* Begin DATA SEGMENT *

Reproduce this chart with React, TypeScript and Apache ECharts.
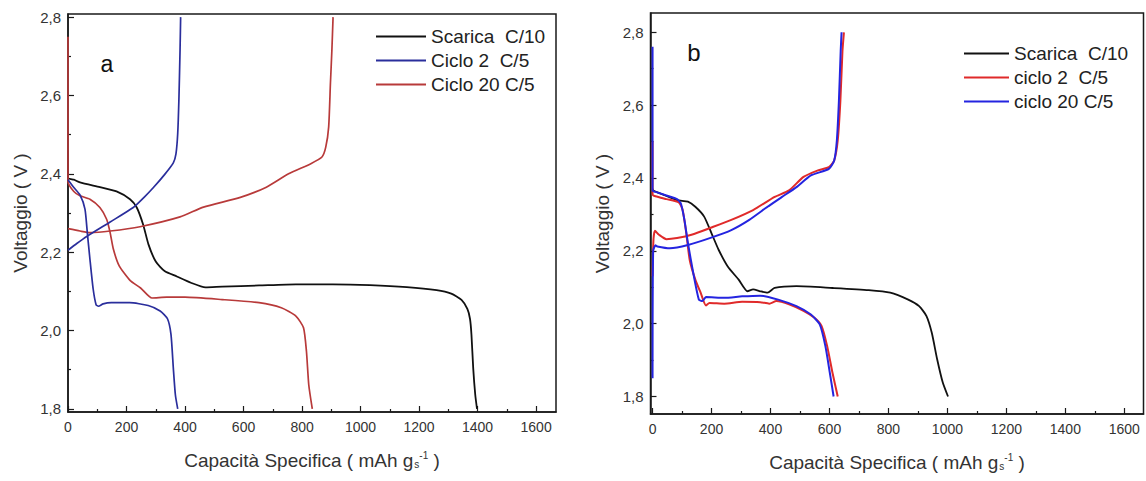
import React, { useEffect, useRef } from 'react';
import * as echarts from 'echarts';

const FONT = '"Liberation Sans", Arial, sans-serif';

// tick values
const xMajor = [0, 200, 400, 600, 800, 1000, 1200, 1400, 1600];
const xMinor = [100, 300, 500, 700, 900, 1100, 1300, 1500];
const yMajor = [1.8, 2.0, 2.2, 2.4, 2.6, 2.8];
const yMinor = [1.9, 2.1, 2.3, 2.5, 2.7];

// legend names
const namesA = ['Scarica  C/10', 'Ciclo 2  C/5', 'Ciclo 20 C/5'];
const namesB = ['Scarica  C/10', 'ciclo 2  C/5', 'ciclo 20 C/5'];

// ---------- panel a ----------
const aScarica = [[0,2.46],[0,2.39],[20,2.385],[41,2.378],[109,2.366],[166,2.355],[212,2.335],[235,2.314],[257,2.27],[275,2.22],[300,2.176],[330,2.152],[372,2.138],[420,2.122],[470,2.11],[527,2.112],[653,2.115],[779,2.118],[905,2.118],[1032,2.116],[1158,2.111],[1260,2.103],[1310,2.094],[1345,2.078],[1365,2.055],[1374,2.03],[1379,1.99],[1385,1.904],[1392,1.836],[1398,1.8]];
const aCiclo2Scarica = [[0,2.385],[20,2.365],[41,2.346],[58,2.31],[66,2.25],[75,2.182],[86,2.106],[96,2.066],[104,2.062],[120,2.068],[148,2.071],[211,2.071],[274,2.064],[315,2.05],[340,2.03],[352,1.99],[360,1.904],[367,1.836],[375,1.8]];
const aCiclo2Carica = [[0,2.205],[30,2.222],[64,2.24],[144,2.277],[223,2.314],[260,2.34],[292,2.365],[330,2.398],[360,2.428],[369,2.451],[375,2.503],[379,2.588],[383,2.716],[385,2.8]];
const aCiclo20Scarica = [[0,2.75],[0,2.38],[20,2.355],[41,2.344],[75,2.335],[109,2.314],[132,2.284],[144,2.25],[155,2.208],[175,2.165],[212,2.128],[249,2.108],[287,2.083],[337,2.085],[400,2.085],[527,2.079],[653,2.071],[729,2.058],[779,2.037],[805,2.007],[815,1.947],[823,1.861],[835,1.8]];
const aCiclo20Carica = [[0,2.26],[41,2.254],[75,2.25],[144,2.254],[246,2.265],[383,2.29],[463,2.315],[589,2.34],[678,2.366],[754,2.4],[830,2.426],[868,2.443],[881,2.468],[891,2.52],[897,2.631],[902,2.716],[906,2.8]];

// ---------- panel b ----------
const bScarica = [[0,2.37],[4,2.365],[34,2.355],[83,2.339],[120,2.335],[145,2.321],[175,2.294],[200,2.248],[224,2.203],[255,2.157],[292,2.121],[322,2.089],[341,2.094],[365,2.089],[390,2.085],[414,2.098],[488,2.103],[610,2.098],[733,2.092],[806,2.085],[867,2.066],[904,2.048],[929,2.021],[947,1.975],[965,1.903],[984,1.839],[1002,1.8]];
const bCiclo2Scarica = [[0,2.5],[0,2.355],[10,2.35],[47,2.342],[89,2.333],[102,2.312],[114,2.25],[126,2.175],[145,2.121],[163,2.085],[181,2.05],[193,2.057],[243,2.055],[304,2.06],[365,2.059],[396,2.055],[420,2.062],[463,2.053],[512,2.035],[549,2.016],[573,1.994],[592,1.939],[610,1.866],[628,1.8]];
const bCiclo2Carica = [[0,2.13],[3,2.23],[8,2.255],[22,2.244],[47,2.232],[83,2.235],[132,2.244],[206,2.266],[267,2.285],[341,2.312],[414,2.348],[463,2.366],[512,2.403],[561,2.421],[598,2.43],[616,2.448],[628,2.503],[637,2.612],[644,2.748],[649,2.8]];
const bCiclo20Scarica = [[0,2.76],[0,2.365],[10,2.362],[47,2.352],[83,2.342],[96,2.33],[108,2.285],[120,2.221],[138,2.139],[157,2.066],[169,2.062],[181,2.073],[243,2.071],[304,2.075],[365,2.077],[426,2.066],[488,2.048],[537,2.025],[567,1.998],[586,1.939],[601,1.866],[614,1.8]];
const bCiclo20Carica = [[0,1.85],[2,2.2],[10,2.215],[16,2.212],[59,2.207],[120,2.216],[194,2.235],[267,2.257],[328,2.285],[390,2.321],[439,2.348],[488,2.375],[537,2.407],[598,2.425],[616,2.448],[625,2.503],[632,2.612],[638,2.748],[641,2.8]];

const AXIS_COLOR = '#1a1a1a';
const LABEL_COLOR = '#333';

const fmtV = (v: number) => v.toFixed(1).replace('.', ',');
const fmtX = (v: number) => String(Math.round(v));

const xName = 'Capacità Specifica ( mAh g{sub|s}{sup|-1} )';
const nameRich = {
  sub: { fontSize: 10, fontFamily: FONT, color: LABEL_COLOR, padding: [9, 0, 0, 1] },
  sup: { fontSize: 10, fontFamily: FONT, color: LABEL_COLOR, padding: [0, 0, 10, 0] },
};

function xMain(gridIndex: number, min: number, max: number) {
  return {
    type: 'value', gridIndex, min, max, position: 'bottom',
    axisLine: { show: true, onZero: false, lineStyle: { color: AXIS_COLOR, width: 1.5 } },
    axisTick: { show: true, inside: true, length: 6, customValues: xMajor, lineStyle: { color: AXIS_COLOR, width: 1.2 } },
    axisLabel: { show: true, customValues: xMajor, margin: 8, fontSize: 14, color: LABEL_COLOR, fontFamily: FONT, formatter: fmtX },
    splitLine: { show: false },
    name: xName, nameLocation: 'middle', nameGap: 38,
    nameTextStyle: { fontSize: 19, color: LABEL_COLOR, fontFamily: FONT, rich: nameRich },
  };
}
function xMinorAxis(gridIndex: number, min: number, max: number) {
  return {
    type: 'value', gridIndex, min, max, position: 'bottom',
    axisLine: { show: false, onZero: false },
    axisTick: { show: true, inside: true, length: 3, customValues: xMinor, lineStyle: { color: AXIS_COLOR, width: 1.2 } },
    axisLabel: { show: false },
    splitLine: { show: false },
  };
}
function yMain(gridIndex: number, min: number, max: number, gap: number) {
  return {
    type: 'value', gridIndex, min, max, position: 'left',
    axisLine: { show: true, onZero: false, lineStyle: { color: AXIS_COLOR, width: 1.5 } },
    axisTick: { show: true, inside: true, length: 6, customValues: yMajor, lineStyle: { color: AXIS_COLOR, width: 1.2 } },
    axisLabel: { show: true, customValues: yMajor, margin: 7, fontSize: 15, color: LABEL_COLOR, fontFamily: FONT, formatter: fmtV },
    splitLine: { show: false },
    name: 'Voltaggio ( V )', nameLocation: 'middle', nameGap: gap, nameRotate: 90,
    nameTextStyle: { fontSize: 19, color: LABEL_COLOR, fontFamily: FONT },
  };
}
function yMinorAxis(gridIndex: number, min: number, max: number) {
  return {
    type: 'value', gridIndex, min, max, position: 'left',
    axisLine: { show: false, onZero: false },
    axisTick: { show: true, inside: true, length: 3, customValues: yMinor, lineStyle: { color: AXIS_COLOR, width: 1.2 } },
    axisLabel: { show: false },
    splitLine: { show: false },
  };
}

function line(name: string, data: number[][], color: string, axis: number, width: number) {
  return {
    type: 'line', name, data, xAxisIndex: axis, yAxisIndex: axis,
    symbol: 'none', showSymbol: false, smooth: 0.2,
    lineStyle: { color, width }, itemStyle: { color },
  };
}

const A_BLACK = '#111111';
const A_BLUE = '#2a2e9c';
const A_RED = '#b83a3a';
const B_BLACK = '#111111';
const B_RED = '#e02a2a';
const B_BLUE = '#2424e0';

export default function App() {
  const ref = useRef<HTMLDivElement>(null);
  useEffect(() => {
    if (!ref.current) return;
    const chart = echarts.init(ref.current, null, { renderer: 'svg' });
    const legendBase = {
      orient: 'vertical', icon: 'rect', itemHeight: 2, itemGap: 5,
      padding: 0, selectedMode: false,
      textStyle: { fontSize: 19, color: '#222', fontFamily: FONT, lineHeight: 18 },
    };
    const option = {
      animation: false,
      backgroundColor: '#ffffff',
      grid: [
        { left: 68, top: 14, width: 488, height: 398, show: true, borderColor: AXIS_COLOR, borderWidth: 1.5, backgroundColor: 'transparent' },
        { left: 650.5, top: 13, width: 493, height: 401, show: true, borderColor: AXIS_COLOR, borderWidth: 1.5, backgroundColor: 'transparent' },
      ],
      xAxis: [
        xMain(0, 0, 1668),
        xMain(1, -7, 1665),
        xMinorAxis(0, 0, 1668),
        xMinorAxis(1, -7, 1665),
      ],
      yAxis: [
        yMain(0, 1.792, 2.808, 38),
        yMain(1, 1.752, 2.853, 39),
        yMinorAxis(0, 1.792, 2.808),
        yMinorAxis(1, 1.752, 2.853),
      ],
      legend: [
        { ...legendBase, data: namesA, left: 376, top: 27, itemWidth: 50 },
        { ...legendBase, data: namesB, left: 964, top: 44, itemWidth: 45 },
      ],
      graphic: [
        { type: 'text', x: 107, y: 64, style: { text: 'a', fontSize: 23, fontFamily: FONT, fill: '#111', align: 'center', verticalAlign: 'middle' } },
        { type: 'text', x: 694, y: 52, style: { text: 'b', fontSize: 24, fontFamily: FONT, fill: '#111', align: 'center', verticalAlign: 'middle' } },
      ],
      series: [
        line(namesA[0], aScarica, A_BLACK, 0, 1.8),
        line(namesA[2], aCiclo20Scarica, A_RED, 0, 1.7),
        line(namesA[2], aCiclo20Carica, A_RED, 0, 1.7),
        line(namesA[1], aCiclo2Scarica, A_BLUE, 0, 1.7),
        line(namesA[1], aCiclo2Carica, A_BLUE, 0, 1.7),
        line(namesB[0], bScarica, B_BLACK, 1, 1.8),
        line(namesB[1], bCiclo2Scarica, B_RED, 1, 2),
        line(namesB[1], bCiclo2Carica, B_RED, 1, 2),
        line(namesB[2], bCiclo20Scarica, B_BLUE, 1, 2),
        line(namesB[2], bCiclo20Carica, B_BLUE, 1, 2),
      ],
    };
    chart.setOption(option as any);
    return () => chart.dispose();
  }, []);
  return (
    <div
      ref={ref}
      style={{ position: 'fixed', left: 0, top: 0, width: 1146, height: 481, background: '#fff' }}
    />
  );
}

* End DATA SEGMENT *

### TASK DETAILS
Look at the listing and set down only the lines from its start through the line with "const namesB = ['Scarica", word for word and without pictures.

### THE RESPONSE
Reproduce this chart with React, TypeScript and Apache ECharts.
import React, { useEffect, useRef } from 'react';
import * as echarts from 'echarts';

const FONT = '"Liberation Sans", Arial, sans-serif';

// tick values
const xMajor = [0, 200, 400, 600, 800, 1000, 1200, 1400, 1600];
const xMinor = [100, 300, 500, 700, 900, 1100, 1300, 1500];
const yMajor = [1.8, 2.0, 2.2, 2.4, 2.6, 2.8];
const yMinor = [1.9, 2.1, 2.3, 2.5, 2.7];

// legend names
const namesA = ['Scarica  C/10', 'Ciclo 2  C/5', 'Ciclo 20 C/5'];
const namesB = ['Scarica  C/10', 'ciclo 2  C/5', 'ciclo 20 C/5'];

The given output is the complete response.